As more and more bike-sharing firms set up shop here, there is little excuse not to take up this activity.
Just a year ago, when Singapore-based oBike started operations, it had about 1,000 bicycles. Today, it has 14,000. It has also expanded to 20 countries.
Apart from oBike, there's also Mobike, ofo, SGBike and GBikes.
But before you hop on a shared bike, here are some things to note, said Dr Dinesh Sirisena, a consultant in sports medicine at Khoo Teck Puat Hospital.
ADJUST THE SEAT TO AVOID PAIN
When seated, place your foot in the pedal at the lowest point of the pedal stroke and ensure that your knees are bent at a 25-degree angle.
If the bicycle saddle or seat is positioned too low, you may end up excessively bending your knees. You can develop tightness in areas such as the quadriceps or end up with pain in the front of your knees.
If the seat is too high, you may have to straighten your legs to pedal the bike. This could lead to an overarching of the lower back or pain in the calves. It is simply an inefficient cycling form.
Over time, you could develop chronic lower back pain, even though it may not be caused by any damage to the joints or nerves.
WATCH OUT FOR BRUISES AND SORES
If the seat is too small, it can result in bruising, pressure areas and sores on the buttocks, the perineum and, for men, on the scrotum too.
When a correctly fitted seat is combined with appropriate attire (that is, well-fitted cycling shorts), a rider can travel comfortably for several hours.

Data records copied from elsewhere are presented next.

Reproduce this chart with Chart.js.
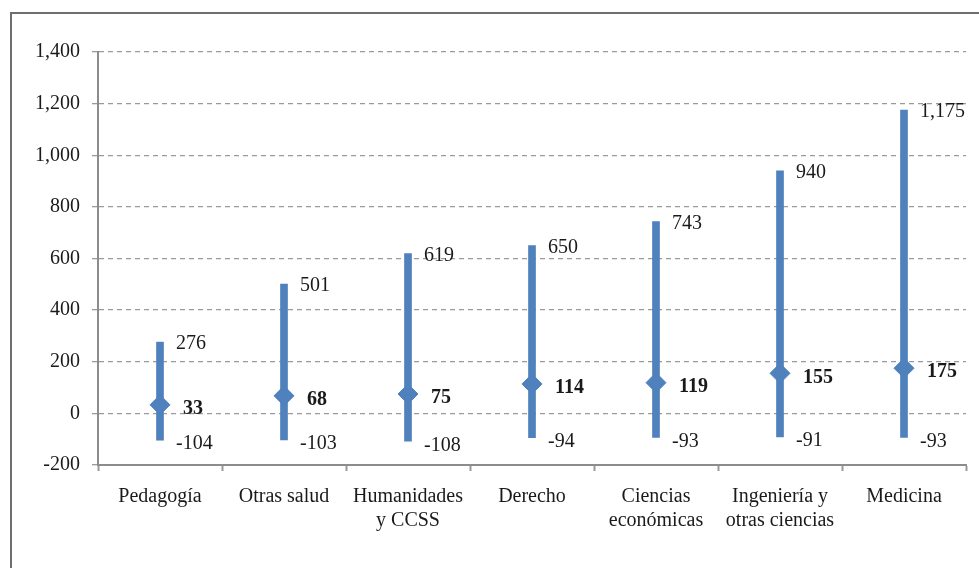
<!DOCTYPE html>
<html>
<head>
<meta charset="utf-8">
<script src="https://cdn.jsdelivr.net/npm/chart.js@4/dist/chart.umd.min.js"></script>
<style>
  html, body { margin: 0; padding: 0; background: #fff; overflow: hidden; }
  #frame { position: absolute; left: 10px; top: 12px; width: 1000px; height: 600px; border: 2px solid #6e6e6e; }
  #wrap { position: absolute; left: 0; top: 0; width: 979px; height: 568px; }
</style>
</head>
<body>
<div id="frame"></div>
<div id="wrap"><canvas id="rangeChart"></canvas></div>
<script>
var categories = [
    "Pedagogía",
    "Otras salud",
    ["Humanidades", "y CCSS"],
    "Derecho",
    ["Ciencias", "económicas"],
    ["Ingeniería y", "otras ciencias"],
    "Medicina"
];
var highValues = [276, 501, 619, 650, 743, 940, 1175];
var lowValues = [-104, -103, -108, -94, -93, -91, -93];
var midValues = [33, 68, 75, 114, 119, 155, 175];
var yTicks = { min: -200, max: 1400, step: 200 };

var blue = "#4f81bd";
var serif = "'Liberation Serif', 'DejaVu Serif', serif";

function fmt(v) {
    return v.toLocaleString("en-US");
}

// value labels next to each bar
var valueLabels = {
    id: "valueLabels",
    afterDatasetsDraw: function(chart) {
        var ctx = chart.ctx;
        var xs = chart.scales.x, ys = chart.scales.y;
        ctx.save();
        ctx.fillStyle = "#1a1a1a";
        ctx.textAlign = "left";
        ctx.textBaseline = "middle";
        for (var i = 0; i < categories.length; i++) {
            var x = xs.getPixelForValue(i);
            ctx.font = "20px " + serif;
            ctx.fillText(fmt(highValues[i]), x + 16, ys.getPixelForValue(highValues[i]) + 2);
            ctx.fillText(fmt(lowValues[i]), x + 16, ys.getPixelForValue(lowValues[i]) + 4);
            ctx.font = "bold 20px " + serif;
            ctx.fillText(fmt(midValues[i]), x + 23, ys.getPixelForValue(midValues[i]) + 4);
        }
        ctx.restore();
    }
};

var ctx = document.getElementById("rangeChart");
var rangeChart = new Chart(ctx, {
    data: {
        labels: categories,
        datasets: [
            {
                type: "line",
                label: "Mediana",
                data: midValues,
                showLine: false,
                pointStyle: "rectRot",
                pointRadius: 10,
                pointBackgroundColor: blue,
                pointBorderColor: blue,
                pointBorderWidth: 1,
                order: 0
            },
            {
                type: "bar",
                label: "Rango",
                data: lowValues.map(function(v, i) { return [v, highValues[i]]; }),
                backgroundColor: blue,
                barThickness: 7,
                borderWidth: 0,
                order: 1
            }
        ]
    },
    options: {
        responsive: true,
        maintainAspectRatio: false,
        animation: false,
        layout: {
            padding: { left: 10, right: 13, top: 52, bottom: 0 }
        },
        plugins: {
            legend: { display: false },
            tooltip: { enabled: false }
        },
        scales: {
            x: {
                offset: true,
                grid: {
                    offset: true,
                    drawOnChartArea: false,
                    drawTicks: true,
                    tickLength: 6,
                    tickColor: "#999",
                    tickWidth: 2
                },
                border: { color: "#8c8c8c", width: 2 },
                ticks: {
                    color: "#1a1a1a",
                    font: { family: serif, size: 20, lineHeight: 1.2 },
                    padding: 14,
                    maxRotation: 0,
                    autoSkip: false
                },
                afterFit: function(scale) { scale.height = 103; }
            },
            y: {
                min: yTicks.min,
                max: yTicks.max,
                ticks: {
                    stepSize: yTicks.step,
                    color: "#1a1a1a",
                    font: { family: serif, size: 20 },
                    padding: 12,
                    callback: function(v) { return fmt(v); }
                },
                grid: {
                    color: "#9a9a9a",
                    lineWidth: 1.3,
                    tickLength: 6,
                    tickBorderDash: [5, 4],
                    drawTicks: true
                },
                border: { color: "#8c8c8c", width: 2, dash: [5, 4] },
                afterFit: function(scale) { scale.width = 88; }
            }
        }
    },
    plugins: [valueLabels]
});
</script>
</body>
</html>
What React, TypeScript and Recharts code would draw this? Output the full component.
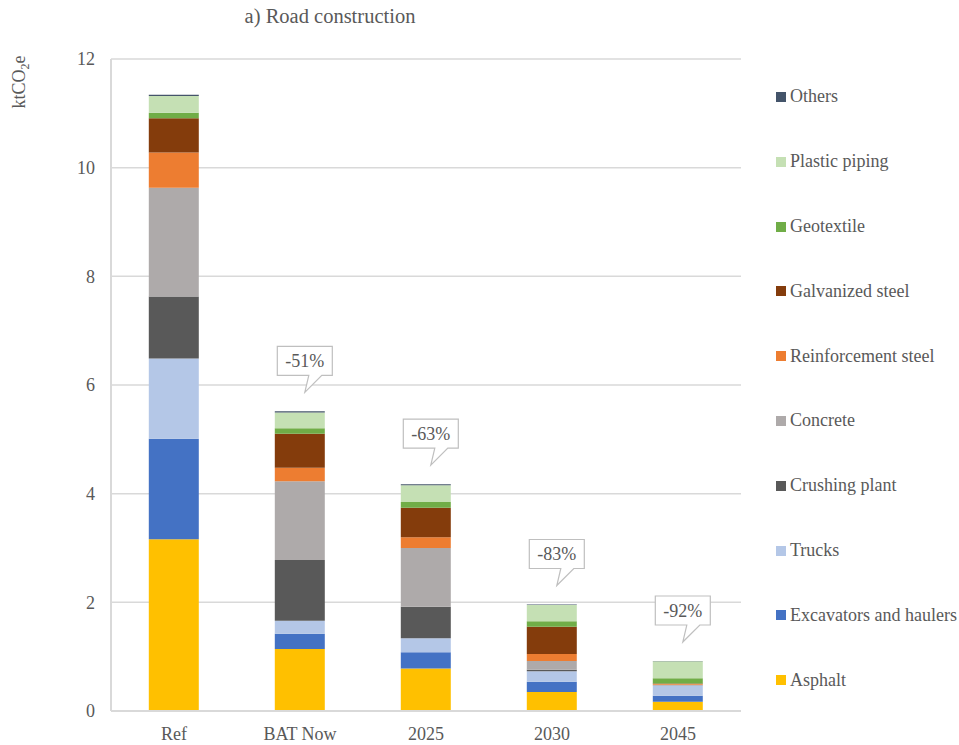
import { BarChart, Bar, XAxis, YAxis, CartesianGrid, LabelList } from "recharts";

const categories = ["Ref", "BAT Now", "2025", "2030", "2045"];
const asphalt = [3.16, 1.14, 0.78, 0.35, 0.17];
const excavators = [1.85, 0.28, 0.3, 0.19, 0.11];
const trucks = [1.48, 0.24, 0.26, 0.19, 0.19];
const crushing = [1.14, 1.12, 0.58, 0.03, 0.005];
const concrete = [2.0, 1.45, 1.08, 0.16, 0.01];
const reinforcement = [0.65, 0.245, 0.2, 0.13, 0.01];
const galvanized = [0.63, 0.63, 0.54, 0.5, 0.01];
const geotextile = [0.1, 0.1, 0.105, 0.1, 0.1];
const plastic = [0.31, 0.29, 0.31, 0.3, 0.31];
const others = [0.02, 0.02, 0.02, 0.01, 0.005];
const callouts = ["", "-51%", "-63%", "-83%", "-92%"];
const yTicks = [0, 2, 4, 6, 8, 10, 12];

// stacked bottom to top
const series = [
  { key: "asphalt", name: "Asphalt", color: "#FFC000", values: asphalt },
  { key: "excavators", name: "Excavators and haulers", color: "#4472C4", values: excavators },
  { key: "trucks", name: "Trucks", color: "#B4C7E7", values: trucks },
  { key: "crushing", name: "Crushing plant", color: "#595959", values: crushing },
  { key: "concrete", name: "Concrete", color: "#AEAAAA", values: concrete },
  { key: "reinforcement", name: "Reinforcement steel", color: "#ED7D31", values: reinforcement },
  { key: "galvanized", name: "Galvanized steel", color: "#843C0C", values: galvanized },
  { key: "geotextile", name: "Geotextile", color: "#70AD47", values: geotextile },
  { key: "plastic", name: "Plastic piping", color: "#C5E0B4", values: plastic },
  { key: "others", name: "Others", color: "#44546A", values: others },
];

const data = categories.map((name, i) => {
  const row: Record<string, string | number> = { name, callout: callouts[i] };
  series.forEach((s) => (row[s.key] = s.values[i]));
  return row;
});

const FONT = "'Liberation Serif', 'DejaVu Serif', serif";
const TEXT = "#595959";
const GRID = "#d9d9d9";

function Callout(props: any) {
  const { x, y, width, value } = props;
  if (!value) return null;
  const tx = x + width / 2 + 5;
  const tipY = y - 19;
  const b = tipY - 17;
  const l = tx - 27.5;
  const r = tx + 27.5;
  const t = b - 29;
  const d = `M${l},${t} H${r} V${b} H${tx + 17} L${tx},${tipY} L${tx + 4},${b} H${l} Z`;
  return (
    <g>
      <path d={d} fill="#fff" stroke="#bfbfbf" strokeWidth={1.2} />
      <text
        x={tx}
        y={b - 14.5}
        textAnchor="middle"
        dominantBaseline="central"
        fontFamily={FONT}
        fontSize={18}
        fill={TEXT}
      >
        {value}
      </text>
    </g>
  );
}

export default function App() {
  const legendItems = [...series].reverse();
  return (
    <div style={{ position: "absolute", left: 0, top: 0, width: 959, height: 745, background: "#fff" }}>
      <BarChart
        width={959}
        height={745}
        data={data}
        margin={{ top: 59, right: 218, bottom: 4, left: 51 }}
        barCategoryGap="30%"
      >
        <CartesianGrid vertical={false} stroke={GRID} strokeWidth={1.5} />
        <XAxis
          dataKey="name"
          height={30}
          tickLine={false}
          tickSize={0}
          tickMargin={16}
          axisLine={{ stroke: GRID, strokeWidth: 2 }}
          tick={{ fontFamily: FONT, fontSize: 18, fill: TEXT }}
        />
        <YAxis
          width={60}
          domain={[0, 12]}
          ticks={yTicks}
          tickLine={false}
          tickSize={0}
          tickMargin={16}
          axisLine={{ stroke: GRID, strokeWidth: 2 }}
          tick={{ fontFamily: FONT, fontSize: 18, fill: TEXT }}
        />
        <YAxis
          yAxisId="r"
          orientation="right"
          width={0}
          tick={false}
          tickLine={false}
          axisLine={{ stroke: GRID, strokeWidth: 1.5 }}
        />
        {series.map((s) => (
          <Bar key={s.key} dataKey={s.key} stackId="a" fill={s.color} name={s.name} isAnimationActive={false}>
            {s.key === "others" && <LabelList dataKey="callout" content={Callout} />}
          </Bar>
        ))}
      </BarChart>

      <svg width={959} height={745} style={{ position: "absolute", left: 0, top: 0, pointerEvents: "none" }}>
        <text x={330} y={23} textAnchor="middle" fontFamily={FONT} fontSize={20.5} fill={TEXT}>
          a) Road construction
        </text>
        <text
          transform="translate(25,82) rotate(-90)"
          textAnchor="middle"
          fontFamily={FONT}
          fontSize={18}
          fill={TEXT}
        >
          ktCO<tspan fontSize={12} dy={4}>2</tspan>
          <tspan dy={-4}>e</tspan>
        </text>
      </svg>

      <div style={{ position: "absolute", left: 776, top: 64.6, width: 183 }}>
        {legendItems.map((s) => (
          <div
            key={s.key}
            style={{
              height: 64.8,
              display: "flex",
              alignItems: "center",
              fontFamily: FONT,
              fontSize: 18,
              color: TEXT,
              whiteSpace: "nowrap",
            }}
          >
            <span style={{ width: 10, height: 10, background: s.color, marginRight: 4, flexShrink: 0 }} />
            {s.name}
          </div>
        ))}
      </div>
    </div>
  );
}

As with the seat size, correct positioning of the seat is essential. If it is tilted backwards, the front edge of the seat can put pressure on the perineum and injure this area.
Similarly, if the seat is tilted excessively forward, it can push the pelvis into a forward tilt, which will place pressure on your lower back, knees and forearms.
BE AWARE OF PRE-EXISTING CONDITIONS
The bikes that are for hire tend to be heavier than the ones you may own as the former have to be robust to withstand rough handling. Thus, more effort is needed to ride these bikes.
If the hired bikes have no gears, it would require even more effort to get going on them. This will work the heart harder.
If a rider has a pre-existing medical condition such as cardiac disease or a sports-related problem, the exertion might precipitate an acute episode of their symptoms.
STOP IF YOU EXPERIENCE JOINT PAIN
Some bikes have airless or solid tyres, which don't run the risk of becoming flat. They are more resistant to damage and can last longer than conventional tyres.
However, as airless tyres tend to be heavier and firmer than conventional tyres, the ride may not be as smooth.
Also, some riders who have less experience may find bikes with airless tyres harder to handle.
Beginners should use these bicycles for shorter routes and gradually build up the distance.
If you start to develop symptoms such as joint pain, switch to a bicycle with conventional tyres.
WEAR PROPER ATTIRE TO LIMIT INJURY
Wear clothing that enhances visibility, and protective equipment such as helmets and gloves.
Lightweight, breathable materials help maintain body temperature, while padded cycling shorts can reduce pressure on sensitive areas.
In case of a fall, proper attire will help to limit any injury suffered.